# Exploring How a Decoder Works

This notebook explores the text generation capabilities of early decoder-only Transformer models, such as GPT-2.

## Hugging Face Pipelines

### GPT-2: Hugging Face Pipelines

Hugging Face facilitates inference for common NLP tasks with its Pipelines. This includes text generation with popular open-source models, such as GPT-2.

In [None]:
from transformers import pipeline

text = 'An example of a prime number is'
generator = pipeline('text-generation', 'gpt2')

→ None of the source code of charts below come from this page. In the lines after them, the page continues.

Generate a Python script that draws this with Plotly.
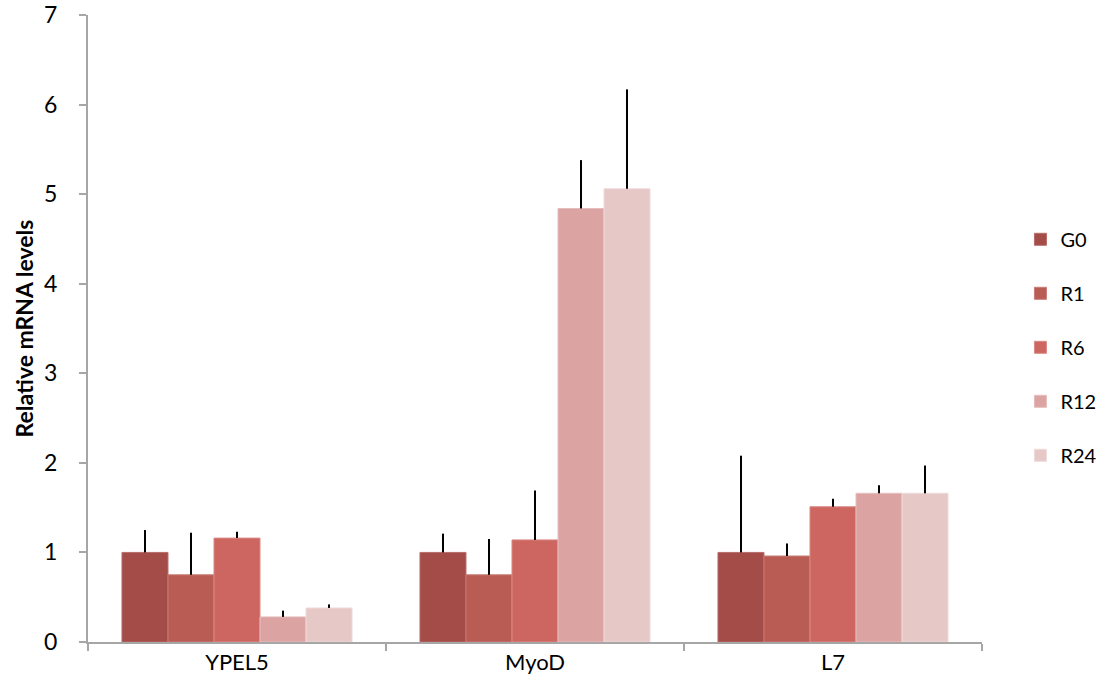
import plotly.graph_objects as go

genes = ["YPEL5", "MyoD", "L7"]
series = ["G0", "R1", "R6", "R12", "R24"]
colors = ["#A34C48", "#B95C54", "#CD6660", "#DCA3A3", "#E6C8C7"]
edge_colors = ["#B86E6A", "#C97C76", "#DA8A85", "#E6BDBD", "#EFDADA"]

g0 = [1.00, 1.00, 1.00]
r1 = [0.75, 0.75, 0.96]
r6 = [1.16, 1.14, 1.51]
r12 = [0.28, 4.84, 1.66]
r24 = [0.38, 5.06, 1.66]

g0_err = [0.25, 0.21, 1.08]
r1_err = [0.47, 0.40, 0.14]
r6_err = [0.07, 0.55, 0.09]
r12_err = [0.07, 0.54, 0.09]
r24_err = [0.04, 1.11, 0.31]

values = [g0, r1, r6, r12, r24]
errors = [g0_err, r1_err, r6_err, r12_err, r24_err]

font_family = "Lato, 'Open Sans', sans-serif"

fig = go.Figure()
for name, col, edge, vals, errs in zip(series, colors, edge_colors, values, errors):
    fig.add_trace(go.Bar(
        name=name,
        x=genes,
        y=vals,
        marker=dict(color=col, line=dict(width=1, color=edge)),
        legendgroup=name,
        error_y=dict(
            type="data", symmetric=False, array=errs,
            arrayminus=[0] * len(errs),
            color="black", thickness=2, width=0,
        ),
    ))

fig.update_layout(
    width=1107, height=696,
    barmode="group",
    bargap=0.228, bargroupgap=0,
    plot_bgcolor="white", paper_bgcolor="white",
    margin=dict(l=88, r=125, t=15, b=54, autoexpand=False),
    font=dict(family=font_family, color="black"),
    legend=dict(
        x=1.043, y=0.47, xanchor="left", yanchor="middle",
        font=dict(size=20, family=font_family),
        traceorder="grouped", tracegroupgap=25,
        itemwidth=30,
    ),
    xaxis=dict(
        showline=True, linecolor="#A6A6A6", linewidth=2,
        ticks="outside", tickson="boundaries", ticklen=7,
        tickcolor="#A6A6A6", tickwidth=2,
        tickfont=dict(size=22),
        showgrid=False, automargin=False,
    ),
    yaxis=dict(
        range=[0, 7], dtick=1,
        showline=True, linecolor="#A6A6A6", linewidth=2,
        ticks="outside", ticklen=7, tickcolor="#A6A6A6", tickwidth=2,
        tickfont=dict(size=23), ticklabelstandoff=17,
        showgrid=False, zeroline=False, automargin=False,
        title=dict(text="<b>Relative mRNA levels</b>", font=dict(size=23), standoff=4),
    ),
)

fig.write_html("out.html")
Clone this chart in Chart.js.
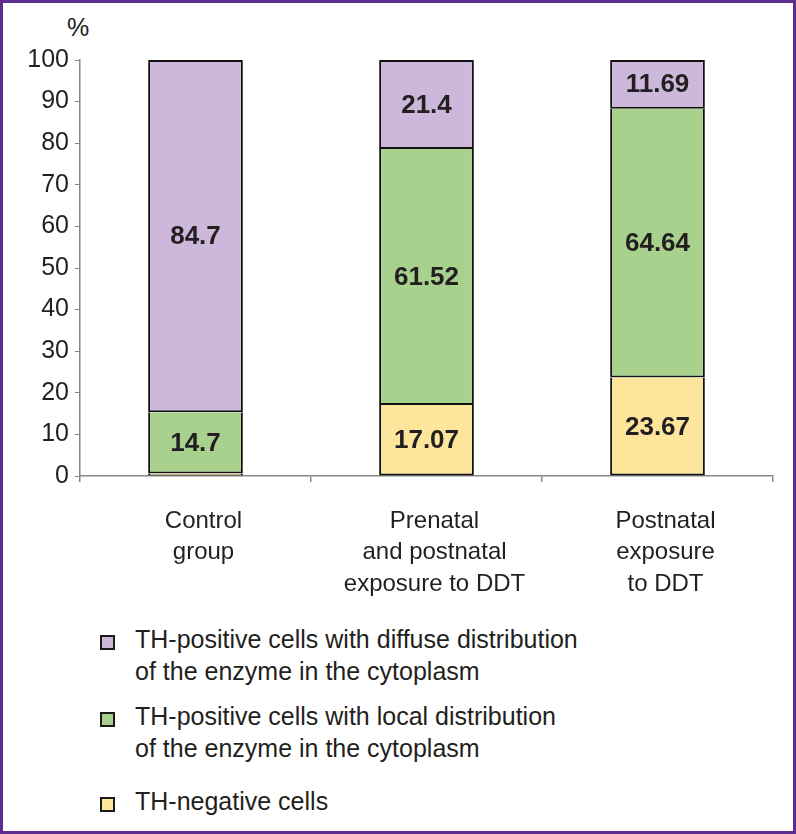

response = generator(text)
response[0]['generated_text']

### GPT-2: Random Responses

Decoder-based models usually have a random component in their responses. As a result, the same input can produce multiple different responses.

In [None]:
responses = generator(text, num_return_sequences=10)
responses = [response['generated_text'][0:50] for response in responses]
responses

### GPT-2: Greedy Generation

Apart from setting seeds, another way to make the prediction deterministic is to generate tokens greedily and remove the random component. This method selects the most probable token at each step instead of sampling from a distribution.

In [None]:
response = generator(text, do_sample=False)
response[0]['generated_text']

### GPT-2: Limit Length 

Decoder-based models can keep generating tokens (and hallucinating). A very simple way to address this is by limiting the number of tokens generated.

In [None]:
response = generator(text, do_sample=False, max_new_tokens=5)
response[0]['generated_text']

## Hugging Face AutoTokenizer and AutoModelForCausalLM

### GPT-2: Pipelines Under the Hood

But Hugging Face Pipelines are just an easy way to make predictions. Under the hood, they use a tokenizer and weights from a trained decoder-based model.

In [None]:
from transformers import AutoTokenizer, AutoModelForCausalLM

tokenizer = AutoTokenizer.from_pretrained('gpt2')
model = AutoModelForCausalLM.from_pretrained('gpt2')

inputs = tokenizer("Hello, how are", return_tensors='pt')
outputs = model.generate(**inputs, do_sample=False, max_new_tokens=10)
tokenizer.decode(outputs[0])

### GPT-2: Tokenization

First, raw input text is transformed into a sequence of discrete token IDs, which are then used to look up dense embedding vectors fed into the layers of the model.

In [None]:
inputs = tokenizer("Hello, how are", return_tensors='pt')
print(inputs)

idx_to_text = {_id.item(): tokenizer.decode(_id) for _id in inputs['input_ids'][0]}
idx_to_text

### GPT-2: Predictions

The output of a models is another sequence of token IDs, which can be mapped to text.

In [None]:
outputs = model.generate(**inputs, max_new_tokens=10)[0]
idx_to_text = {_id.item(): tokenizer.decode(_id) for _id in outputs}
idx_to_text